**What you will do:**
Set down all of the data that follows word for word, without the images.

**Source excerpt:**
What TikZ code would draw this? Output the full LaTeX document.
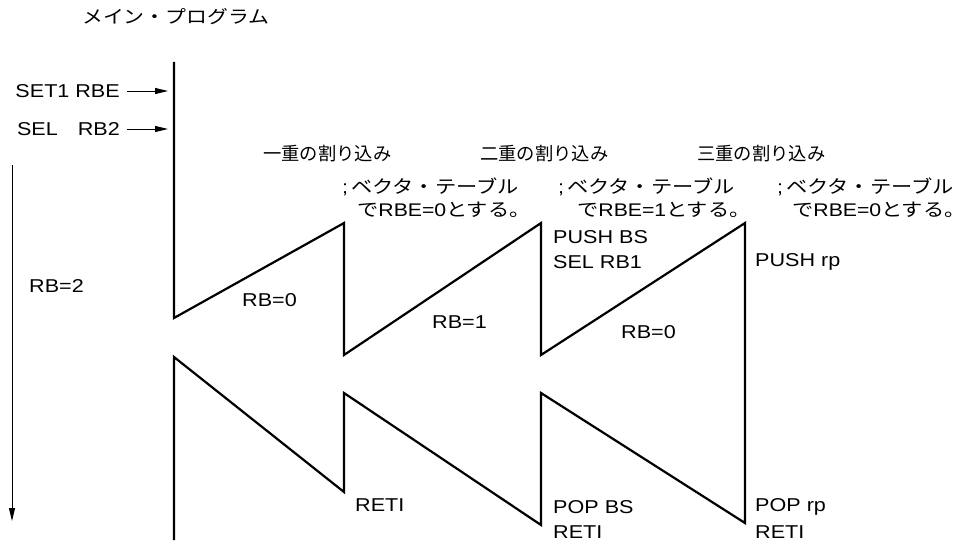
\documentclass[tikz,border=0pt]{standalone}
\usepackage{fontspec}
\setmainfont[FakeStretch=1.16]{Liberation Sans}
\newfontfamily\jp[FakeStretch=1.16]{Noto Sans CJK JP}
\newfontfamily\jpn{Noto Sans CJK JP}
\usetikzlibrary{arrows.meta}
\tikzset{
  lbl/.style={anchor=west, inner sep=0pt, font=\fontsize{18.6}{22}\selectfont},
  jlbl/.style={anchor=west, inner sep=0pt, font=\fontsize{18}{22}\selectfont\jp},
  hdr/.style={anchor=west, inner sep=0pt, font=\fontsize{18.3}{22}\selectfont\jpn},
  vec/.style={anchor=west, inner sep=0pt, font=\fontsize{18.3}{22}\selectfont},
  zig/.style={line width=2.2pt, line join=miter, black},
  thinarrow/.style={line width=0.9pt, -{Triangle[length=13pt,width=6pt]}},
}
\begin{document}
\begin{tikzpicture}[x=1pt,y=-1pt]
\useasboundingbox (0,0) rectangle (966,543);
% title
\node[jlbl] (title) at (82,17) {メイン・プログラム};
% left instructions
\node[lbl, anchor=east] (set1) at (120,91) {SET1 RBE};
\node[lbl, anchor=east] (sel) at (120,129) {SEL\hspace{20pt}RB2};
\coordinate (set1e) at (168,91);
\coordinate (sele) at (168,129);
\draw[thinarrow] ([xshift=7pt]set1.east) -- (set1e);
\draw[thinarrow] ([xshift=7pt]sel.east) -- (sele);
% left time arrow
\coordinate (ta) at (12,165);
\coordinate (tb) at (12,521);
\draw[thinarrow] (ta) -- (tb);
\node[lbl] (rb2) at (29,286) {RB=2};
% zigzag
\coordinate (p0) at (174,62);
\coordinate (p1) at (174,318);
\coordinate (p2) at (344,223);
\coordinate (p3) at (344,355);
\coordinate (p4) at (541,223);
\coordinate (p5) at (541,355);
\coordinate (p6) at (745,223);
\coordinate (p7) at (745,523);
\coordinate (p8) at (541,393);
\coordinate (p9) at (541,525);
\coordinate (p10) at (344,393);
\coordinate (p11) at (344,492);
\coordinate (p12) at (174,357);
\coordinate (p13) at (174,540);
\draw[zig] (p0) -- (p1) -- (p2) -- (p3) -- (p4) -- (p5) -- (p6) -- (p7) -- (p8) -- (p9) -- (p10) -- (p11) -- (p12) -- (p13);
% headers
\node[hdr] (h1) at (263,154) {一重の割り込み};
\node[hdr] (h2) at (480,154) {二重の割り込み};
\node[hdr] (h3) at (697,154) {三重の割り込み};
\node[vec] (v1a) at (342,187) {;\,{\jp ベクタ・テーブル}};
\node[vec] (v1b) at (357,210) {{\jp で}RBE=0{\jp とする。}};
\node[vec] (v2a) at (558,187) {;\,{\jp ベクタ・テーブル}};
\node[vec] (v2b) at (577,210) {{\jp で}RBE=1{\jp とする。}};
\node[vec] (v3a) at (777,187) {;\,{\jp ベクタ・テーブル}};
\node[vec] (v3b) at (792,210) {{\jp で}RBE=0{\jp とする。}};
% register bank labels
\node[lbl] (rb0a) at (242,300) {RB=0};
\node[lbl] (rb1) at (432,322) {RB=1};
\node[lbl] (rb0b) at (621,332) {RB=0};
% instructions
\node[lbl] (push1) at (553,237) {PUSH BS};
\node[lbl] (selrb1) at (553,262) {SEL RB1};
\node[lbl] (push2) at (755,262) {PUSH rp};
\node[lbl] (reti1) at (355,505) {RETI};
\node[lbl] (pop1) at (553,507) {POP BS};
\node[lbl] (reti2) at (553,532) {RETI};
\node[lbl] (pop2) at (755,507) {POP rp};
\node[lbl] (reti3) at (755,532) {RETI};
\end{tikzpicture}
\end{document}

**Task result:**
What TikZ code would draw this? Output the full LaTeX document.
\documentclass[tikz,border=0pt]{standalone}
\usepackage{fontspec}
\setmainfont[FakeStretch=1.16]{Liberation Sans}
\newfontfamily\jp[FakeStretch=1.16]{Noto Sans CJK JP}
\newfontfamily\jpn{Noto Sans CJK JP}
\usetikzlibrary{arrows.meta}
\tikzset{
  lbl/.style={anchor=west, inner sep=0pt, font=\fontsize{18.6}{22}\selectfont},
  jlbl/.style={anchor=west, inner sep=0pt, font=\fontsize{18}{22}\selectfont\jp},
  hdr/.style={anchor=west, inner sep=0pt, font=\fontsize{18.3}{22}\selectfont\jpn},
  vec/.style={anchor=west, inner sep=0pt, font=\fontsize{18.3}{22}\selectfont},
  zig/.style={line width=2.2pt, line join=miter, black},
  thinarrow/.style={line width=0.9pt, -{Triangle[length=13pt,width=6pt]}},
}
\begin{document}
\begin{tikzpicture}[x=1pt,y=-1pt]
\useasboundingbox (0,0) rectangle (966,543);
% title
\node[jlbl] (title) at (82,17) {メイン・プログラム};
% left instructions
\node[lbl, anchor=east] (set1) at (120,91) {SET1 RBE};
\node[lbl, anchor=east] (sel) at (120,129) {SEL\hspace{20pt}RB2};
\coordinate (set1e) at (168,91);
\coordinate (sele) at (168,129);
\draw[thinarrow] ([xshift=7pt]set1.east) -- (set1e);
\draw[thinarrow] ([xshift=7pt]sel.east) -- (sele);
% left time arrow
\coordinate (ta) at (12,165);
\coordinate (tb) at (12,521);
\draw[thinarrow] (ta) -- (tb);
\node[lbl] (rb2) at (29,286) {RB=2};
% zigzag
\coordinate (p0) at (174,62);
\coordinate (p1) at (174,318);
\coordinate (p2) at (344,223);
\coordinate (p3) at (344,355);
\coordinate (p4) at (541,223);
\coordinate (p5) at (541,355);
\coordinate (p6) at (745,223);
\coordinate (p7) at (745,523);
\coordinate (p8) at (541,393);
\coordinate (p9) at (541,525);
\coordinate (p10) at (344,393);
\coordinate (p11) at (344,492);
\coordinate (p12) at (174,357);
\coordinate (p13) at (174,540);
\draw[zig] (p0) -- (p1) -- (p2) -- (p3) -- (p4) -- (p5) -- (p6) -- (p7) -- (p8) -- (p9) -- (p10) -- (p11) -- (p12) -- (p13);
% headers
\node[hdr] (h1) at (263,154) {一重の割り込み};
\node[hdr] (h2) at (480,154) {二重の割り込み};
\node[hdr] (h3) at (697,154) {三重の割り込み};
\node[vec] (v1a) at (342,187) {;\,{\jp ベクタ・テーブル}};
\node[vec] (v1b) at (357,210) {{\jp で}RBE=0{\jp とする。}};
\node[vec] (v2a) at (558,187) {;\,{\jp ベクタ・テーブル}};
\node[vec] (v2b) at (577,210) {{\jp で}RBE=1{\jp とする。}};
\node[vec] (v3a) at (777,187) {;\,{\jp ベクタ・テーブル}};
\node[vec] (v3b) at (792,210) {{\jp で}RBE=0{\jp とする。}};
% register bank labels
\node[lbl] (rb0a) at (242,300) {RB=0};
\node[lbl] (rb1) at (432,322) {RB=1};
\node[lbl] (rb0b) at (621,332) {RB=0};
% instructions
\node[lbl] (push1) at (553,237) {PUSH BS};
\node[lbl] (selrb1) at (553,262) {SEL RB1};
\node[lbl] (push2) at (755,262) {PUSH rp};
\node[lbl] (reti1) at (355,505) {RETI};
\node[lbl] (pop1) at (553,507) {POP BS};
\node[lbl] (reti2) at (553,532) {RETI};
\node[lbl] (pop2) at (755,507) {POP rp};
\node[lbl] (reti3) at (755,532) {RETI};
\end{tikzpicture}
\end{document}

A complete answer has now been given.